Long-time Pee Dee columnist publishes first volume of her weekly columns


FLORENCE COUNTY, SC (WMBF) – A 92-year-old local journalist just self-published a book that holds a collection of her past weekly columns called “Life in the Past Lane.”

“I loved reading and writing from as early as I can remember; those were my passions as a child,” said author Mildred Browder-Hughes.

Her passions have remained the same ever since she published her first column in 1942.

“I have written so much about the past that so many young people today know nothing about, nothing,” Browder-Hughes said.

So “Life in the Past Lane” is her way of keeping print journalism alive. It contains 200 of 2,000-plus columns she had published in local newspapers across South Carolina.

Browder-Hughes recalled one memory from her reporting she said she will never forget.

“I broke the Pee Wee Gaskins Prospect murder to the news media on December the sixth of 1973,” she said.

Serial killer Donald Gaskins later confessed in 1978 to murdering 15 people and burying their bodies in Pee Dee counties.

“He had them dig, them, the victims dig three graves on the far back side on Prospect. Prospect is a suburb from Johnsonville; it’s halfway from Johnsonville and Lake City,” Browder-Hughes said.

She was born and raised in Johnsonville and first got a phone call from a woman telling her the story.

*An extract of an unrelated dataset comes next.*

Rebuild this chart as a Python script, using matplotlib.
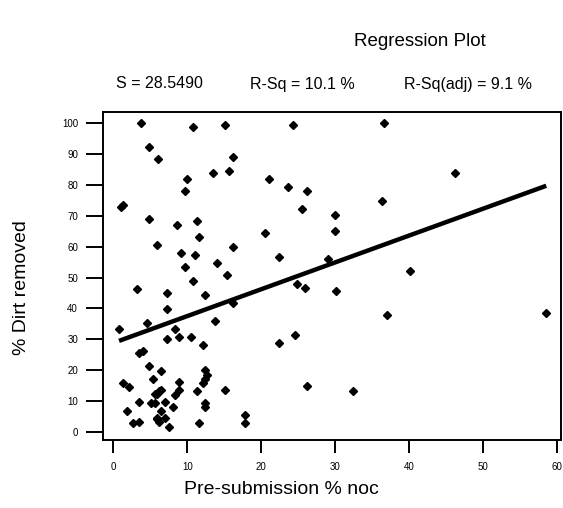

“She told me, ‘I don’t know if you want to know about it or not, them finding six bodies in three graves at Prospect,’ and I said, ‘Tell me more!’” Browder-Hughes said. “And she told me where it was. Two Florence County deputies had a fire built up so high leading on the road protecting the site and they told me what information they could.”

The next day, the story was the front page news in Charleston.

“I sent it to the News and Courier, because I knew it would not save for our paper,” she said. “Ours was a weekly and I knew someone would get it, so I immediately sent it to the News and Courier and it carried my byline.”

When asked what advice she would give to young journalists, Browder-Hughes said to, “live with your eyes, live with your eyes wide open and see the world around you, and what you can cover what you can do with it.”

At 92 years old, she doesn’t intend to retire anytime soon.

“I don’t intend to stop, no. You’ve got to grab their interest at the first part of the story. As you well know, you have to grab them and then lead off to the rest of the story,” Browder-Hughes said.

The Florence Morning News still carries an article of hers every Sunday. Browder-Hughes looked back on her career and said it has been interesting and rewarding.

“I have very few regrets, very few,” she said. “Some, of course, but very few and my family, my children, my parents, my husband have all meant so very much to me.”

“Life in the Past Lane” is available for purchase online. Browder-Hughes is writing her second volume. she hopes will be finished in the next year.